2002 ottobre 18 Baggio e Signori

2002 Ottobre 18 – Baggio e Signori

Finché c’è gol c’è speranza, finché ci sono gol al volo c’è allegria. Segnatevi per favore questi due
compleanni di febbraio: il 17 Giuseppe Signori, bergamasco, farà 35 anni mentre il 18 Roberto
Baggio, vicentino, ne fa 36. Please, bisognerebbe pronunciarli con l’accento inglese tanta è la classe
internazionale di questa coppia al crepuscolo che rifiuta il tramonto. Auguri vivissimi.
Baggio gioca come un principe a Brescia, città metalmeccanica fondata dai Galli, barbarotti di gran
temperamento. Beppe Signori ha il posto fisso di lavoro in area di rigore a Bologna, dove sanno
gustare i suoi gol come tortellini fatti in casa. Grandi calciatori entrambi, e continuano a fare grandi
cose nonostante la disattenzione che a volte li accompagna.
Ricordo una delle tante classifiche di merito che si stilano a metà campionato. Baggio e Signori
erano introvabili, sia tra i primi che tra gli ultimi della graduatoria, sia tra i protagonisti che tra i
deludenti. Stavano al limbo come capita immeritatamente a troppi giocatori italiani, soprattutto in
provincia.
Fa niente. Ho visto in diretta come hanno segnato. Signori, che è tutto mancino, ha battuto di collo
destro così preciso che il piede sembrava una racchetta da tennis. Baggio poi ha girato un cross
calante che gli arrivava alla cieca dalle retrovie: di spalle, deve aver sentito il pallone più che visto,
quasi per movenza telepatica. Questo suo piccolo affresco plebeo lo vedrei collocato bene alla
“Rotonda” di Vicenza, e scommetto che né Palladio né Scamozzi farebbero gli offesi per
l’accostamento.
Non so voi; ma negli ultimi tempi a me capita di rifugiarmi nel gesto individuale o nell’invenzione
anarchica. Del calcio italiano mi prende il frammento a sé, o il campione scontornato da tutto il
resto, oppure l’azione disossata dalla stessa squadra. Il contrario di ciò che mi succede ad esempio
ammirando il calcio inglese in tv: là è l’assieme che colpisce, lo stile collettivo, anche il contorno,
quello che dovrebbe trasformare la partita in festa.

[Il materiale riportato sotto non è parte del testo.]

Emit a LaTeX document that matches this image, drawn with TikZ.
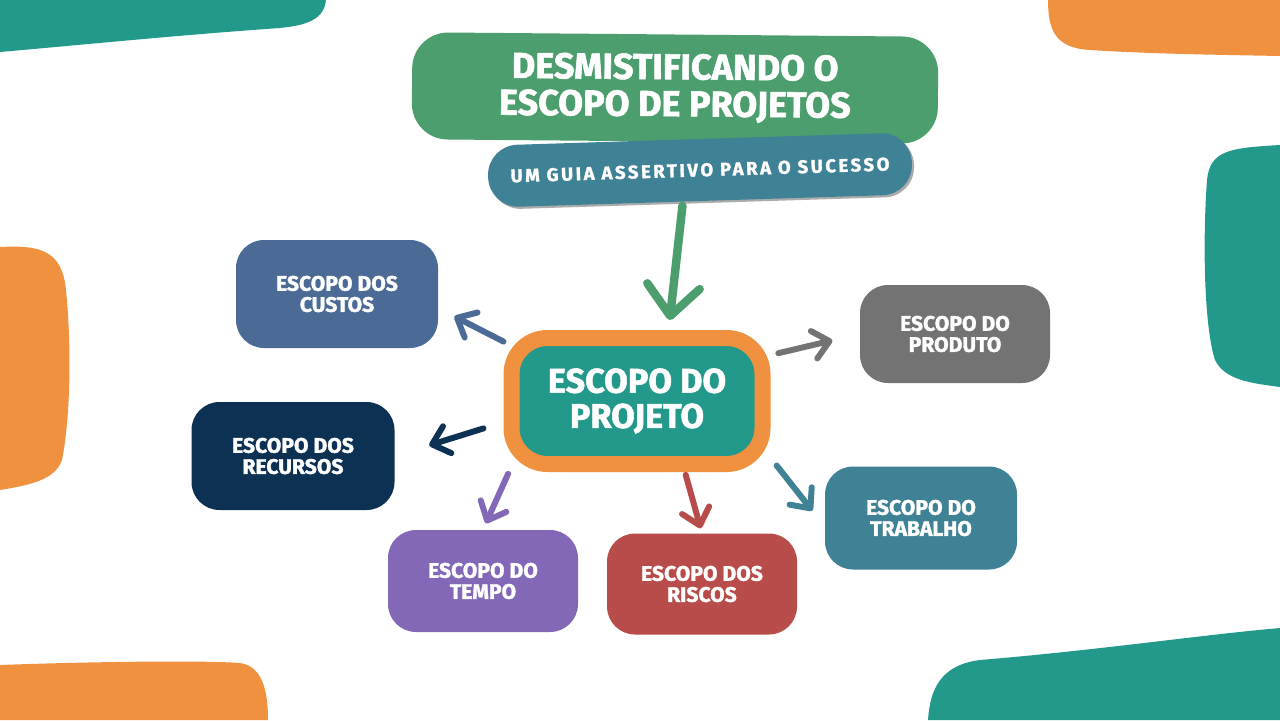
\documentclass[tikz,border=0pt]{standalone}
\usepackage{fontspec}
\setmainfont{Fira Sans}[BoldFeatures={FakeBold=1.6}]
\usepackage{xcolor}
\usetikzlibrary{arrows.meta,shadows}

\definecolor{bgteal}{HTML}{23998C}
\definecolor{bgorange}{HTML}{F0913F}
\definecolor{titlegreen}{HTML}{4C9E6E}
\definecolor{subblue}{HTML}{3F8195}
\definecolor{custblue}{HTML}{4B6A96}
\definecolor{recnavy}{HTML}{0D3152}
\definecolor{prodgray}{HTML}{737373}
\definecolor{trabblue}{HTML}{3F8195}
\definecolor{tempurple}{HTML}{8268B6}
\definecolor{riscred}{HTML}{B84C4B}

\newdimen\px \px=0.02cm

\begin{document}
\begin{tikzpicture}[x=0.02cm,y=-0.02cm,
    box/.style={rounded corners=28\px, inner sep=0pt, text=white, align=center,
                font=\bfseries\fontsize{12}{12}\selectfont},
    arr/.style={line width=3.4pt, line cap=round, line join=round,
                -{Straight Barb[round,length=9pt,width=16pt]}}]
    % Canvas (fixes the bounding box)
    \fill[white] (0,0) rectangle (1280,720);
    % Corner blobs
    \fill[bgteal] (0,0) -- (326,0) .. controls (324,18) and (310,25) .. (280,28)
      .. controls (180,35) and (80,45) .. (0,52) -- cycle;
    \fill[bgorange] (1048,0) .. controls (1048,30) and (1055,48) .. (1090,50)
      .. controls (1150,54) and (1230,55) .. (1280,56) -- (1280,0) -- cycle;
    \fill[bgteal] (1280,145) .. controls (1230,148) and (1210,150) .. (1207,180)
      .. controls (1202,250) and (1205,330) .. (1215,360)
      .. controls (1225,380) and (1250,383) .. (1280,387) -- cycle;
    \fill[bgorange] (0,247) .. controls (40,245) and (62,250) .. (66,290)
      .. controls (72,350) and (70,420) .. (62,460)
      .. controls (55,480) and (30,485) .. (0,490) -- cycle;
    \fill[bgorange] (0,665) .. controls (80,662) and (200,660) .. (240,663)
      .. controls (262,666) and (268,690) .. (268,720) -- (0,720) -- cycle;
    \fill[bgteal] (928,720) .. controls (930,690) and (940,665) .. (980,660)
      .. controls (1100,650) and (1200,635) .. (1280,628) -- (1280,720) -- cycle;
    % Title and subtitle
    \node[box, fill=titlegreen, minimum width=526\px, minimum height=107\px,
          rounded corners=36\px, rotate=-0.5,
          font=\bfseries\fontsize{20.5}{21}\selectfont] (title) at (675,88)
      {DESMISTIFICANDO O\\ESCOPO DE PROJETOS};
    \node[box, fill=subblue, minimum width=424\px, minimum height=62\px,
          rounded corners=30\px, rotate=1.8,
          drop shadow={shadow xshift=1.2pt, shadow yshift=-1.2pt, fill=black!65},
          font=\bfseries\fontsize{10.5}{12}\selectfont\addfontfeatures{LetterSpace=14}]
          (sub) at (700,170) {UM GUIA ASSERTIVO PARA O SUCESSO};
    % Central node
    \node[box, fill=bgteal, draw=bgorange, line width=16\px, minimum width=251\px,
          minimum height=126\px, rounded corners=36\px,
          font=\bfseries\fontsize{19.5}{20}\selectfont] (ctr) at (637,401)
      {ESCOPO DO\\PROJETO};
    % Satellite nodes
    \foreach \name/\pos/\w/\h/\col/\txt in {
        cust/{(337,294)}/202/108/custblue/{ESCOPO DOS\\CUSTOS},
        rec/{(293,456)}/203/108/recnavy/{ESCOPO DOS\\RECURSOS},
        prod/{(955,334)}/190/98/prodgray/{ESCOPO DO\\PRODUTO},
        trab/{(921,518)}/192/103/trabblue/{ESCOPO DO\\TRABALHO},
        temp/{(483,581)}/190/102/tempurple/{ESCOPO DO\\TEMPO},
        risc/{(702,584)}/190/101/riscred/{ESCOPO DOS\\RISCOS}} {
      \node[box, fill=\col, minimum width=\w\px, minimum height=\h\px] (\name) at \pos {\txt};
    }
    % Arrows
    \draw[arr, titlegreen, line width=4.8pt,
          -{Straight Barb[round,length=17pt,width=30pt]},
          shorten <=4\px, shorten >=10\px] (sub.-120) -- (ctr.66);
    \foreach \a/\to/\b/\col/\sa/\sb in {
        156/cust/-8/custblue/0/18,
        189/rec/0/recnavy/21/36,
        19/prod/180/prodgray/8/28,
        -23/trab/185/trabblue/10/20,
        209/temp/90/tempurple/2/7,
        -56/risc/90/riscred/3/5} {
      \draw[arr, \col, shorten <=\sa\px, shorten >=\sb\px] (ctr.\a) -- (\to.\b);
    }
\end{tikzpicture}
\end{document}
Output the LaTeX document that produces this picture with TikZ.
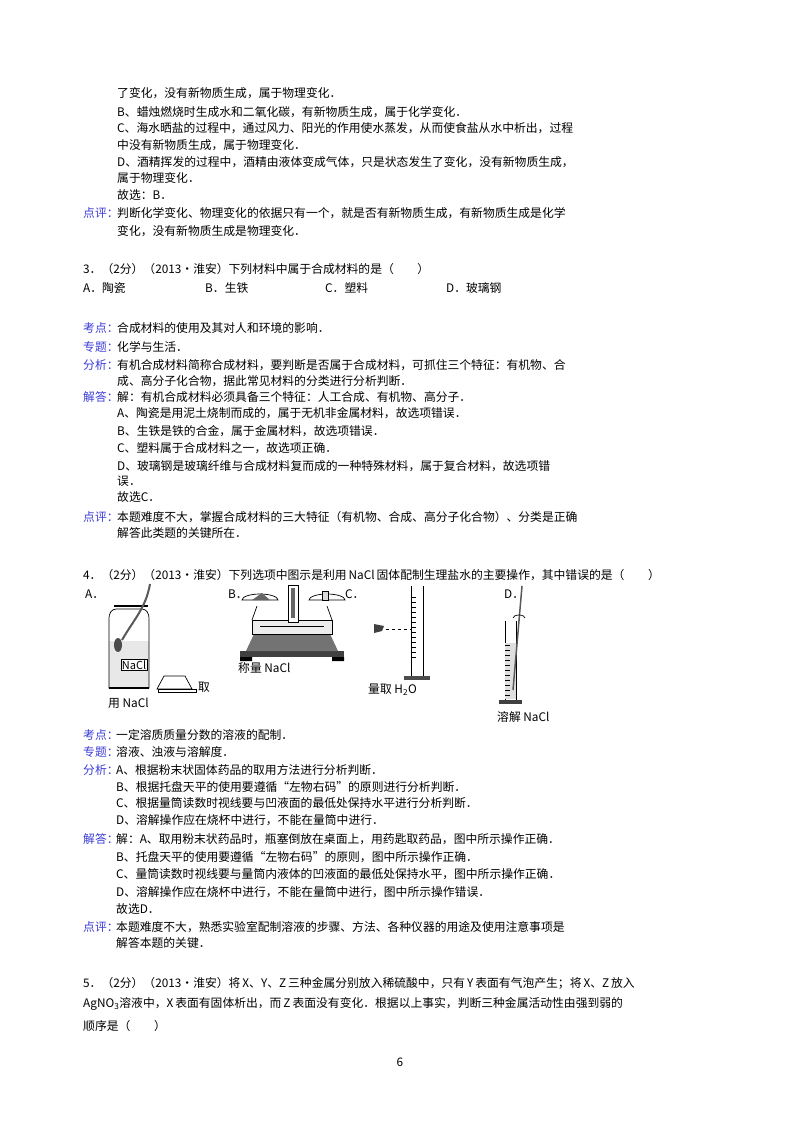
\documentclass[tikz,border=0pt]{standalone}
\usepackage{fontspec}
\setmainfont{Noto Sans CJK SC}
\definecolor{lab}{RGB}{60,60,215}
\begin{document}
\begin{tikzpicture}[x=1pt,y=-1pt,
  tx/.style={anchor=west,inner sep=0pt,font=\fontsize{11.8}{14}\selectfont},
  lb/.style={tx,text=lab},
  thin/.style={line width=0.7pt}]
\useasboundingbox (0,0) rectangle (800,1132);
\fill[white] (0,0) rectangle (800,1132);
% --- top part
\node[tx] (l1) at (117,93) {了变化，没有新物质生成，属于物理变化．};
\node[tx] (l2) at (117,112) {B、蜡烛燃烧时生成水和二氧化碳，有新物质生成，属于化学变化．};
\node[tx] (l3) at (117,128) {C、海水晒盐的过程中，通过风力、阳光的作用使水蒸发，从而使食盐从水中析出，过程};
\node[tx] (l4) at (117,145) {中没有新物质生成，属于物理变化．};
\node[tx] (l5) at (117,162) {D、酒精挥发的过程中，酒精由液体变成气体，只是状态发生了变化，没有新物质生成，};
\node[tx] (l6) at (117,178) {属于物理变化．};
\node[tx] (l7) at (117,195) {故选：B．};
\node[lb] (p1) at (83,213) {点评：};
\node[tx] (l8) at (117,213) {判断化学变化、物理变化的依据只有一个，就是否有新物质生成，有新物质生成是化学};
\node[tx] (l9) at (117,231) {变化，没有新物质生成是物理变化．};
% --- Q3
\node[tx] (q3) at (83,269) {3．（2分）（2013•淮安）下列材料中属于合成材料的是（　　）};
\node[tx] (q3a) at (83,288) {A．陶瓷};
\node[tx] (q3b) at (205,288) {B．生铁};
\node[tx] (q3c) at (325,288) {C．塑料};
\node[tx] (q3d) at (446,288) {D．玻璃钢};
\node[lb] (k3) at (83,328) {考点：};
\node[tx] at (117,328) {合成材料的使用及其对人和环境的影响．};
\node[lb] (z3) at (83,347) {专题：};
\node[tx] at (117,347) {化学与生活．};
\node[lb] (f3) at (83,365) {分析：};
\node[tx] at (117,365) {有机合成材料简称合成材料，要判断是否属于合成材料，可抓住三个特征：有机物、合};
\node[tx] at (117,381) {成、高分子化合物，据此常见材料的分类进行分析判断．};
\node[lb] (j3) at (83,397) {解答：};
\node[tx] at (117,397) {解：有机合成材料必须具备三个特征：人工合成、有机物、高分子．};
\node[tx] at (117,413) {A、陶瓷是用泥土烧制而成的，属于无机非金属材料，故选项错误．};
\node[tx] at (117,431) {B、生铁是铁的合金，属于金属材料，故选项错误．};
\node[tx] at (117,448) {C、塑料属于合成材料之一，故选项正确．};
\node[tx] at (117,466) {D、玻璃钢是玻璃纤维与合成材料复而成的一种特殊材料，属于复合材料，故选项错};
\node[tx] at (117,481) {误．};
\node[tx] at (117,497) {故选C．};
\node[lb] (d3) at (83,517) {点评：};
\node[tx] at (117,517) {本题难度不大，掌握合成材料的三大特征（有机物、合成、高分子化合物）、分类是正确};
\node[tx] at (117,533) {解答此类题的关键所在．};
% --- Q4
\node[tx] (q4) at (83,575) {4．（2分）（2013•淮安）下列选项中图示是利用\,NaCl\,固体配制生理盐水的主要操作，其中错误的是（　　）};
\node[tx] (fa) at (85,594) {A．};
\node[tx] (fb) at (228,594) {B．};
\node[tx] (fc) at (345,594) {C．};
\node[tx] (fd) at (504,594) {D．};
% A: bottle
\fill[gray!18] (109,641) rectangle (149,688);
\draw[thin] (109,688) -- (109,618) to[out=90,in=180] (116,609) -- (142,609) to[out=0,in=90] (149,618) -- (149,688) -- cycle;
\draw[line width=1.8pt] (114,606) -- (148,606);
\draw[line width=2pt] (109,688) -- (149,688);
\node[draw,thin,fill=white,inner sep=1pt,font=\fontsize{11}{12}\selectfont] (nacl) at (134,665) {NaCl};
\draw[line width=2pt,gray!70!black] (150,584) to[out=260,in=60] (122,640);
\fill[black!70] (118,645) ellipse (4 and 7);
\draw[thin] (157,689) -- (164,676) -- (185,676) -- (192,689) -- cycle;
\draw[thin] (158,689) rectangle (196,692);
\node[tx] (qu) at (198,687) {取};
\node[tx] (yong) at (108,703) {用 NaCl};
% B: balance
\fill[black!75] (240,657) rectangle (344,651);
\fill[black!55] (246,651) -- (338,651) -- (330,634) -- (254,634) -- cycle;
\draw[thin,fill=gray!15] (252,634) rectangle (332,620);
\draw[thin] (260,626) -- (324,626);
\fill[black] (240,657) rectangle (252,661) (332,657) rectangle (344,661);
\draw[thin,fill=white] (288,585) rectangle (298,622);
\fill[black!60] (291,588) rectangle (295,618);
\draw[thin] (252,620) -- (257,606) (332,620) -- (327,606);
\draw[thin,fill=white] (242,600) arc (180:360:18 and 6) -- cycle;
\draw[thin,fill=white] (309,600) arc (180:360:18 and 6) -- cycle;
\fill[black!60] (252,600) -- (262,593) -- (270,600) -- cycle;
\draw[thin,fill=gray!30] (322,591) rectangle (328,600);
\node[tx] (cheng) at (238,668) {称量 NaCl};
% C: cylinder
\draw[thin] (411,586) -- (411,676) (423,586) -- (423,676);
\draw[thin] (411,676) -- (423,676);
\fill[black!70] (404,676) rectangle (430,680);
\foreach \yy in {597,602,...,660} {\draw[line width=0.4pt] (411,\yy) -- (416,\yy);}
\fill[black!75] (374,624) -- (384,626) -- (382,631) -- (374,633) -- cycle;
\draw[dashed,thin] (386,629) -- (411,629);
\node[tx] (liang) at (368,690) {量取 H\textsubscript{2}O};
% D: cylinder with rod
\draw[thin] (505,621) -- (505,700) (516,621) -- (516,700);
\fill[gray!25] (505,643) rectangle (516,699);
\foreach \yy in {645,650,...,695} {\draw[line width=0.4pt] (505,\yy) -- (510,\yy);}
\fill[black!75] (499,700) rectangle (522,704);
\draw[line width=1.5pt,gray!70!black] (522,586) -- (513,690);
\draw[thin] (513,618) arc (180:360:6 and 3);
\node[tx] (rongjie) at (497,717) {溶解 NaCl};
% --- analysis Q4
\node[lb] (k4) at (83,735) {考点：};
\node[tx] at (116,735) {一定溶质质量分数的溶液的配制．};
\node[lb] (z4) at (83,752) {专题：};
\node[tx] at (116,752) {溶液、浊液与溶解度．};
\node[lb] (f4) at (83,770) {分析：};
\node[tx] at (116,770) {A、根据粉末状固体药品的取用方法进行分析判断．};
\node[tx] at (116,787) {B、根据托盘天平的使用要遵循“左物右码”的原则进行分析判断．};
\node[tx] at (116,803) {C、根据量筒读数时视线要与凹液面的最低处保持水平进行分析判断．};
\node[tx] at (116,820) {D、溶解操作应在烧杯中进行，不能在量筒中进行．};
\node[lb] (j4) at (83,839) {解答：};
\node[tx] at (116,839) {解：A、取用粉末状药品时，瓶塞倒放在桌面上，用药匙取药品，图中所示操作正确．};
\node[tx] at (116,857) {B、托盘天平的使用要遵循“左物右码”的原则，图中所示操作正确．};
\node[tx] at (116,874) {C、量筒读数时视线要与量筒内液体的凹液面的最低处保持水平，图中所示操作正确．};
\node[tx] at (116,892) {D、溶解操作应在烧杯中进行，不能在量筒中进行，图中所示操作错误．};
\node[tx] at (116,909) {故选D．};
\node[lb] (d4) at (83,927) {点评：};
\node[tx] at (116,927) {本题难度不大，熟悉实验室配制溶液的步骤、方法、各种仪器的用途及使用注意事项是};
\node[tx] at (116,943) {解答本题的关键．};
% --- Q5
\node[tx] (q5) at (83,983) {5．（2分）（2013•淮安）将\,X、Y、Z\,三种金属分别放入稀硫酸中，只有\,Y\,表面有气泡产生；将\,X、Z\,放入};
\node[tx] (q5b) at (83,1004) {AgNO\textsubscript{3}溶液中，X\,表面有固体析出，而\,Z\,表面没有变化．根据以上事实，判断三种金属活动性由强到弱的};
\node[tx] (q5c) at (83,1026) {顺序是（　　）};
\node[tx,anchor=center] (pg) at (400,1062) {6};
\end{tikzpicture}
\end{document}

Da telespettatori, in Italia viene invece voglia di concentrarsi sui Baggio e Signori di turno per un
paio di ragioni. Perché la qualità del gioco è ancora modesta. E perché il governo dell’Industria
Calcio non ha mai toccato un Pil (Prodotto interno lordo) così infimo.
Insomma, il solo bene-rifugio resta il gesto solitario con il gol in testa a tutto. Se ci togliessero
anche la vibrazione della rete, ci troveremmo presi in mezzo tra un campionato legnoso e la
bancarotta finanziaria. Così é.
Prendete il Milan, che vince, che è sempre in testa e che mette in campo una galleria di busti che
anche il Louvre gli invidierebbe. Silvio Berlusconi, che peraltro ne sa, lo considera più forte
addirittura del suo Milan degli anni d’oro, eppure non è la prima volta che lo squadrone presunto
tira via il risultato per i capelli.
Contro il Modena, ieri a San Siro, si è notata una sola differenza tra le due squadre: un calcio di
rigore per il Milan., tutto qua. Per il resto nessuno si è accorto che da una parte ci fosse Rui Costa e
dall’altra Scoponi, qui Redondo e là Marasco. Senza offesa, beninteso.
E’ un campionato qualitativamente discontinuo, che ora si accende e ora si siede. Forse la lunga
sosta non gli ha fatto granché bene, o forse i preparatori atletici adesso hanno in testa soltanto le
coppe europee e la primavera. Parola d’ordine per tutti: dosare gli sforzi e gli infortuni. (Ora è
toccato a Del Piero uscire zoppo).
Entro febbraio qualcosa si chiarirà. Non solo; il calcio dovrà decidere come uscire da un disastro
economico sintetizzabile in 4.000 miliardi di vecchie di lire in rosso. Siccome Club & Calciatori si
perdono in minuetti invece di firmare alla svelta un Patto di Austerità a effetto immediato, i
presidenti hanno cominciato in massa a non pagare gli stipendi.
Questo sarebbe il nuovo modello di concertazione inventato dalla Confindustria dei piedi, assieme a
un’altra idea geniale. Fare due serie A!
Già questa fatica a fabbricare spettacolo. Soltanto degli incoscienti possono immaginare due serie A
, che otterrebbero l’unico risultato di ridurre l’avanguardia del calcio italiano a una sterminata,
dopolavoristica B. Non avremmo due A, ma nessuna.